Since the beginning of 2016, I have been working to finish up some processing projects in the archives. In particular, I have taken over the initial processing of the papers from former Union alumna and Professor Ann Belford Ulanov. These papers start with her work from her student years at Radcliffe College and end as faculty at Union Theological Seminary. A much larger portion of the collection covers Dr. Ulanov’s career within the Psych and Religion Department at Union as well as the manuscripts she produced.
Although it is always such a wonderful feeling to finish up a project, continuing to process another person’s work can at times be difficult. Sometimes you have an outline of what to expect and others you will just have to dive right in and see for yourself. For this collection, a fair amount has already been processed and what I have been doing is tackling sub-series, piece by piece, to make sure that what it contains does not belong elsewhere. This has been my first collection where I am using my judgment in such a way and it has been very educational.
Of course archivists cannot really read while doing this initial level of processing. I just have to peruse enough to figure out what each piece is and put it with similar items in large folders. Yet still, I love that I get a sense of who a person is by their papers. What kind of correspondence did they keep? What voice did they use with students, peers, and members of the community? What mementos did they keep years later? How did they organize it all?
With the portion Dr. Ulanov’s papers that I have been working through, I have been able to get an interesting portrait of who she was during her time here. It spans decades and I even saw hints of old arguments that are still alive on campus today. As I write this, I am winding down to the last box out of 7 in the last sub-series to be accounted for. There is still quite a ways to go, but I feel getting it all done will leave me with a lovely sense of accomplishment.
My first archival project here has been completely fascinating. The Catholic Church in India from 1880-1893? I know absolutely nothing about that! I found myself absorbed with the first few volumes, trying to get a sense of that world. The pages were browned, the edges were crumbling, some of the spines were a wreck and the smell evoked cherry-wood bookcases surrounding cups of tea and deep leather sofas. I do not think I have held a book that is 135 years old. That alone was enthralling.
Many of the pages include multiple clippings without author or publication. As a librarian and grad student, this bothered me. What was the source? Was it reliable? Yet the stories they contained were often very interesting and I found myself reading them. Then there were the larger publications of the church. These served to inform about the status of the missions and give an impression of the people and places that the missionaries were encountering. Some of these included illustrations. The captions on these were always worth reading since they gave insight into relationships and impressions.
This collection, when I got into it, seemed a bit like organized chaos. I appreciate the Finding Aid that I learned how to create for it so that hopefully people interested in the material will be able to enjoy looking through it as much as I did. On a final note, as a self-professed lover of languages I enjoyed sorting through not only English but also the French and Portuguese items included!

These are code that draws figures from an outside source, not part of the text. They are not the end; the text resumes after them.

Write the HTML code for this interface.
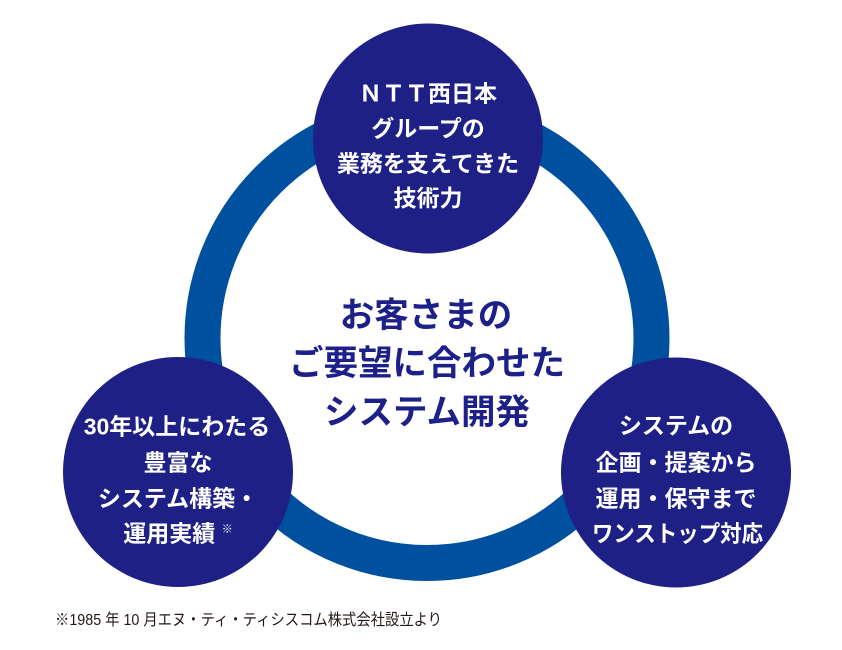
<!DOCTYPE html>
<html>
<head>
<meta charset="utf-8">
<style>
  html,body{margin:0;padding:0;background:#fff;}
  body{width:842px;height:650px;overflow:hidden;}
  svg{display:block;}
  .w{fill:#fff;font-family:"Liberation Sans","Noto Sans CJK JP",sans-serif;font-weight:700;font-size:23px;}
  .c{fill:#1d2088;font-family:"Liberation Sans","Noto Sans CJK JP",sans-serif;font-weight:700;font-size:34.5px;}
  .f{fill:#231815;font-family:"Liberation Sans","Noto Sans CJK JP",sans-serif;font-weight:400;font-size:16px;}
</style>
</head>
<body>
<svg width="842" height="650" viewBox="0 0 842 650" xmlns="http://www.w3.org/2000/svg">
  <rect x="0" y="0" width="842" height="650" fill="#ffffff"/>
  <!-- ring -->
  <circle cx="427" cy="338.5" r="224.5" fill="none" stroke="#0050a0" stroke-width="36"/>
  <!-- circles -->
  <circle cx="428" cy="138.5" r="115" fill="#1e2086"/>
  <circle cx="178" cy="472" r="115" fill="#1e2086"/>
  <circle cx="676" cy="472.5" r="115" fill="#1e2086"/>

  <!-- top circle text -->
  <text class="w" text-anchor="middle" x="428" y="101.5">ＮＴＴ西日本</text>
  <text class="w" text-anchor="middle" x="428" y="136.5">グループの</text>
  <text class="w" text-anchor="middle" x="428" y="171.5">業務を支えてきた</text>
  <text class="w" text-anchor="middle" x="428" y="206">技術力</text>

  <!-- center text -->
  <text class="c" text-anchor="middle" x="426" y="327">お客さまの</text>
  <text class="c" text-anchor="middle" x="427" y="375">ご要望に合わせた</text>
  <text class="c" text-anchor="middle" x="427" y="424">システム開発</text>

  <!-- bottom-left text -->
  <text class="w" text-anchor="middle" x="177" y="434.5">30年以上にわたる</text>
  <text class="w" text-anchor="middle" x="178" y="470.5">豊富な</text>
  <text class="w" text-anchor="middle" x="178" y="506.5">システム構築・</text>
  <text class="w" text-anchor="middle" x="178" y="541.5">運用実績 <tspan font-size="11" font-weight="400" dy="-9">※</tspan></text>

  <!-- bottom-right text -->
  <text class="w" text-anchor="middle" x="676" y="433.5">システムの</text>
  <text class="w" text-anchor="middle" x="676" y="470.5">企画・提案から</text>
  <text class="w" text-anchor="middle" x="676" y="506.5">運用・保守まで</text>
  <text class="w" x="592" y="541.5" textLength="171" lengthAdjust="spacingAndGlyphs">ワンストップ対応</text>

  <!-- footnote -->
  <text class="f" x="55" y="625" textLength="387" lengthAdjust="spacingAndGlyphs">※1985 年 10 月エヌ・ティ・ティシスコム株式会社設立より</text>
</svg>
</body>
</html>
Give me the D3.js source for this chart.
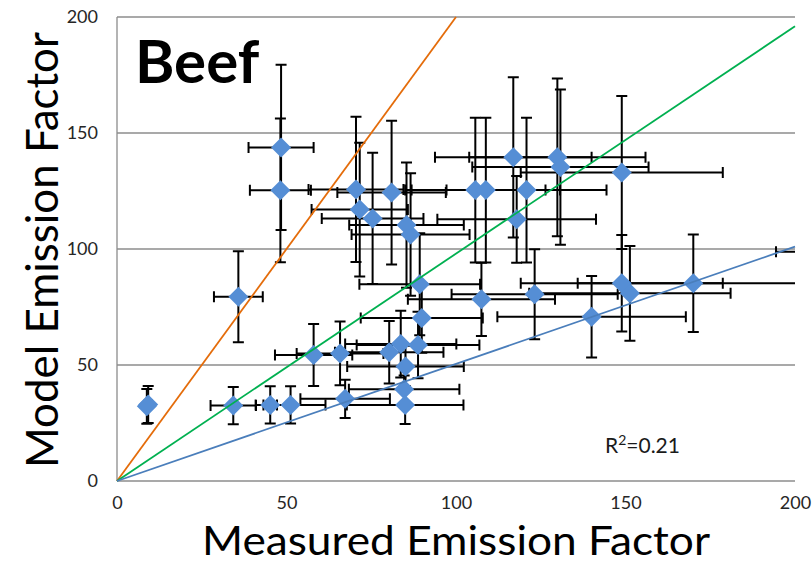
<!DOCTYPE html>
<html>
<head>
<meta charset="utf-8">
<script src="https://cdn.jsdelivr.net/npm/d3@7"></script>
<style>
  html, body { margin: 0; padding: 0; background: #fff; }
  svg { display: block; font-family: Lato, "Open Sans", sans-serif; }
</style>
</head>
<body>
<svg id="chart" width="812" height="564"></svg>
<script>
// Beef: measured vs. modelled emission factors, with uncertainty in both directions
const measured    = [9.2, 8.8, 34.3, 35.8, 45.2, 48.4, 48.2, 51.2, 58.0, 65.8, 67.3, 70.5, 71.6, 75.4, 80.3, 81.0, 83.7, 84.7, 85.0, 85.1, 85.4, 86.6, 88.8, 89.3, 89.9, 105.7, 107.5, 108.8, 116.9, 117.9, 120.8, 123.2, 129.9, 130.8, 140.0, 148.9, 148.9, 151.3, 170.0, 215.0];
const model       = [33.0, 32.2, 32.5, 79.4, 32.8, 143.8, 125.3, 32.8, 54.3, 55.0, 35.4, 125.7, 117.0, 113.2, 55.5, 124.3, 59.0, 39.5, 32.8, 49.3, 110.3, 106.2, 58.6, 84.8, 70.3, 125.4, 78.3, 125.4, 139.5, 112.8, 125.4, 80.5, 139.5, 135.3, 70.8, 133.0, 85.2, 80.9, 85.2, 98.8];
const measuredErr = [1.0, 0.8, 6.7, 7.2, 2.0, 9.6, 9.0, 10.3, 11.4, 12.8, 13.2, 14.0, 14.2, 15.0, 16.0, 16.0, 16.4, 16.3, 17.2, 17.2, 16.9, 17.4, 18.1, 17.8, 18.0, 20.7, 21.7, 21.9, 23.1, 23.4, 23.6, 24.5, 26.0, 26.0, 27.8, 29.8, 29.8, 29.7, 34.1, 20.6];
const modelErr    = [8.0, 7.5, 8.0, 19.6, 8.0, 35.6, 31.0, 8.0, 13.4, 13.7, 8.2, 31.3, 28.8, 28.3, 13.5, 31.0, 14.4, 6.0, 8.2, 9.0, 27.0, 26.4, 14.3, 22.0, 15.0, 31.2, 15.8, 31.2, 34.5, 18.7, 31.2, 19.4, 34.0, 33.5, 17.6, 33.0, 20.8, 20.4, 21.0, 10.0];

const xTicks = [0, 50, 100, 150, 200];
const yTicks = [0, 50, 100, 150, 200];

// Reference lines through the origin: 2:1, fitted near 1:1, and 1:2
const lineSlopes = [2, 0.98, 0.505];
const lineColors = ["#E46C0A", "#00B050", "#4A7EBB"];

const rSquared = "0.21";

const W = 812, H = 564;
const margin = { top: 17, right: 17, bottom: 83, left: 117 };
const iw = W - margin.left - margin.right;
const ih = H - margin.top - margin.bottom;

const svg = d3.select("#chart");
const g = svg.append("g").attr("transform", `translate(${margin.left},${margin.top})`);

const x = d3.scaleLinear().domain([0, 200]).range([0, iw]);
const y = d3.scaleLinear().domain([0, 200]).range([ih, 0]);

svg.append("defs").append("clipPath").attr("id", "plotClip")
  .append("rect").attr("x", 0).attr("y", 0).attr("width", iw).attr("height", ih);

// Horizontal gridlines
g.append("g").selectAll("line").data(yTicks).join("line")
  .attr("x1", 0).attr("x2", iw)
  .attr("y1", d => y(d)).attr("y2", d => y(d))
  .attr("stroke", "#8c8c8c").attr("stroke-width", 1.3);

// Left axis line
g.append("line").attr("x1", 0).attr("x2", 0).attr("y1", 0).attr("y2", ih)
  .attr("stroke", "#8c8c8c").attr("stroke-width", 1.3);

// Axes (labels only)
const yAxis = g.append("g").call(d3.axisLeft(y).tickValues(yTicks).tickSize(0).tickPadding(19));
const xAxis = g.append("g").attr("transform", `translate(0,${ih})`)
  .call(d3.axisBottom(x).tickValues(xTicks).tickSize(0).tickPadding(15));
[yAxis, xAxis].forEach(a => {
  a.select(".domain").remove();
  a.selectAll("text").attr("font-size", 18).attr("fill", "#262626")
    .attr("font-family", "Lato, 'Open Sans', sans-serif");
});

const pts = measured.map((m, i) => ({ x: m, y: model[i], ex: measuredErr[i], ey: modelErr[i] }));

// Error bars
const cap = 5.5;
const eb = g.append("g").attr("clip-path", "url(#plotClip)")
  .attr("stroke", "#000").attr("stroke-width", 2).attr("fill", "none");
const ebg = eb.selectAll("g").data(pts).join("g");
ebg.append("path").attr("d", d => {
  const x0 = x(d.x - d.ex), x1 = x(d.x + d.ex), yc = y(d.y);
  return `M${x0},${yc}H${x1}M${x0},${yc - cap}V${yc + cap}M${x1},${yc - cap}V${yc + cap}`;
});
ebg.append("path").attr("d", d => {
  const y0 = y(d.y - d.ey), y1 = y(d.y + d.ey), xc = x(d.x);
  return `M${xc},${y0}V${y1}M${xc - cap},${y0}H${xc + cap}M${xc - cap},${y1}H${xc + cap}`;
});

// Diamond markers
const r = 10;
g.append("g").attr("clip-path", "url(#plotClip)")
  .selectAll("path").data(pts).join("path")
  .attr("d", d => `M${x(d.x)},${y(d.y) - r}L${x(d.x) + r},${y(d.y)}L${x(d.x)},${y(d.y) + r}L${x(d.x) - r},${y(d.y)}Z`)
  .attr("fill", "#558ED5");

// Reference lines
const line = d3.line().x(d => x(d[0])).y(d => y(d[1]));
g.append("g").selectAll("path").data(lineSlopes).join("path")
  .attr("d", s => {
    const xEnd = Math.min(200, 200 / s);
    return line([[0, 0], [xEnd, s * xEnd]]);
  })
  .attr("stroke", (s, i) => lineColors[i])
  .attr("stroke-width", 1.8).attr("fill", "none");

// Fit a text element to a target width by adjusting its font size
function fitWidth(sel, target) {
  const node = sel.node();
  const fs = parseFloat(sel.attr("font-size"));
  const w = node.getComputedTextLength();
  sel.attr("font-size", fs * target / w);
}

// Panel title
svg.append("text").attr("x", 135).attr("y", 83)
  .attr("font-size", 60).attr("font-weight", "bold").attr("fill", "#000")
  .text("Beef");

// R² annotation
const rt = svg.append("text").attr("x", 605).attr("y", 453)
  .attr("font-size", 21).attr("fill", "#1a1a1a");
rt.append("tspan").text("R");
rt.append("tspan").attr("font-size", 14).attr("dy", -8).text("2");
rt.append("tspan").attr("dy", 8).text("=" + rSquared);

// Axis titles
svg.append("text").attr("x", 456).attr("y", 555)
  .attr("text-anchor", "middle").attr("font-size", 41).attr("fill", "#000")
  .attr("textLength", 508).attr("lengthAdjust", "spacingAndGlyphs")
  .text("Measured Emission Factor");

const yt = svg.append("text")
  .attr("transform", `translate(58,250) rotate(-90)`)
  .attr("text-anchor", "middle").attr("font-size", 46).attr("fill", "#000")
  .text("Model Emission Factor");
fitWidth(yt, 436);
</script>
</body>
</html>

I am thrilled to be working as an archives student assistant at the Burke Library. I find it auspicious to be starting a new job, at my new school, in my new city, on my 31st birthday. What will this year hold for me? I am excited to find out!
This begins my 9th year of working in libraries. I started as a student assistant in circulation while getting my undergraduate degree in Studio Art at Meredith College in Raleigh, North Carolina. To be honest, I thought it would be a great place to be able to work on my homework as I trudged through my three minors in Art History, Italian, and German. Yet at that circulation desk I found a sort of second home where work was never a chore and I enjoyed helping people. I liked working there enough that I came back as a part-time supervisor after I graduated, which lead to a full time staff position at NC State University. There I worked in first the Design and then the Natural Resources branch libraries. So here we are, 9 years and 3 libraries later. I have enjoyed getting to know all the different tasks that each position has entailed and look forward to honing my skills for archiving.
But I have to admit that my love for libraries started with my grandmother. Every afternoon together we would do something “special,” be that go for a swim, share an éclair from our favorite café, or walk in the park. My favorite days were when we would go to the library and she would let me pick out as many books as my little arms could carry. Then we would go to her house and I would spread them all out on the cool, tiled floor. I could look at the pictures for hours and would ask her to read to me when she could.
It is such memories that make me excited to be working in the archives section of the library. The materials here hold stories. Not only of what is on the page but of the journey it took to get here.